* start *

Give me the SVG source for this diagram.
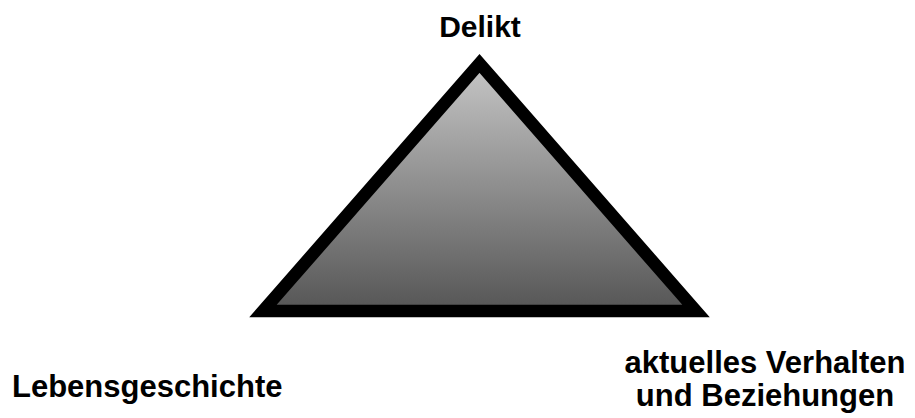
<svg xmlns="http://www.w3.org/2000/svg" width="915" height="418" viewBox="0 0 915 418">
  <style>
    .lbl { font-family: "Liberation Sans", Arial, sans-serif; font-weight: bold; font-size: 31px; fill: #000; }
    .tri { stroke: #000; stroke-width: 12.5; stroke-linejoin: miter; fill: url(#g); }
  </style>
  <defs>
    <linearGradient id="g" gradientUnits="userSpaceOnUse" x1="0" y1="73" x2="0" y2="305">
      <stop offset="0" stop-color="#c2c2c2"/>
      <stop offset="1" stop-color="#585858"/>
    </linearGradient>
  </defs>
  <rect width="915" height="418" fill="#fff"/>
  <g id="triangle">
    <polygon class="tri" points="263,311 696,311 479.5,63.5"/>
  </g>
  <g id="delikt">
    <text class="lbl" x="480" y="37" text-anchor="middle" style="font-size:30px">Delikt</text>
  </g>
  <g id="lebensgeschichte">
    <text class="lbl" x="12" y="397">Lebensgeschichte</text>
  </g>
  <g id="verhalten">
    <text class="lbl" x="765" y="373" text-anchor="middle">aktuelles Verhalten</text>
    <text class="lbl" x="765" y="406" text-anchor="middle">und Beziehungen</text>
  </g>
  <g id="connectors"/>
</svg>
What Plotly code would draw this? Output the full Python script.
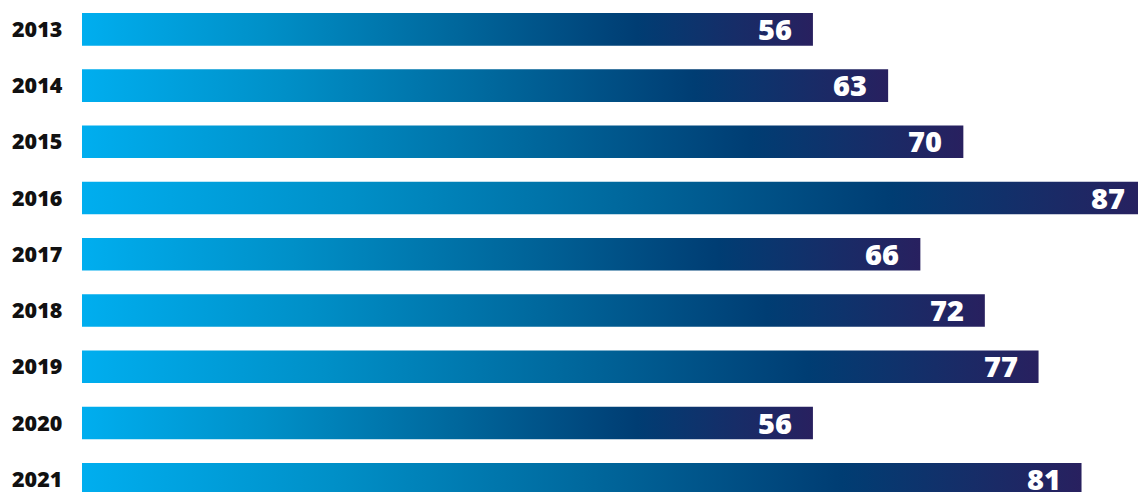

* end *

* _Task instructions_
Exactly reproduce each record, leaving out any pictures.

* _Task solution_
Give me the SVG source for this diagram.
<svg xmlns="http://www.w3.org/2000/svg" width="915" height="418" viewBox="0 0 915 418">
  <style>
    .lbl { font-family: "Liberation Sans", Arial, sans-serif; font-weight: bold; font-size: 31px; fill: #000; }
    .tri { stroke: #000; stroke-width: 12.5; stroke-linejoin: miter; fill: url(#g); }
  </style>
  <defs>
    <linearGradient id="g" gradientUnits="userSpaceOnUse" x1="0" y1="73" x2="0" y2="305">
      <stop offset="0" stop-color="#c2c2c2"/>
      <stop offset="1" stop-color="#585858"/>
    </linearGradient>
  </defs>
  <rect width="915" height="418" fill="#fff"/>
  <g id="triangle">
    <polygon class="tri" points="263,311 696,311 479.5,63.5"/>
  </g>
  <g id="delikt">
    <text class="lbl" x="480" y="37" text-anchor="middle" style="font-size:30px">Delikt</text>
  </g>
  <g id="lebensgeschichte">
    <text class="lbl" x="12" y="397">Lebensgeschichte</text>
  </g>
  <g id="verhalten">
    <text class="lbl" x="765" y="373" text-anchor="middle">aktuelles Verhalten</text>
    <text class="lbl" x="765" y="406" text-anchor="middle">und Beziehungen</text>
  </g>
  <g id="connectors"/>
</svg>
What Plotly code would draw this? Output the full Python script.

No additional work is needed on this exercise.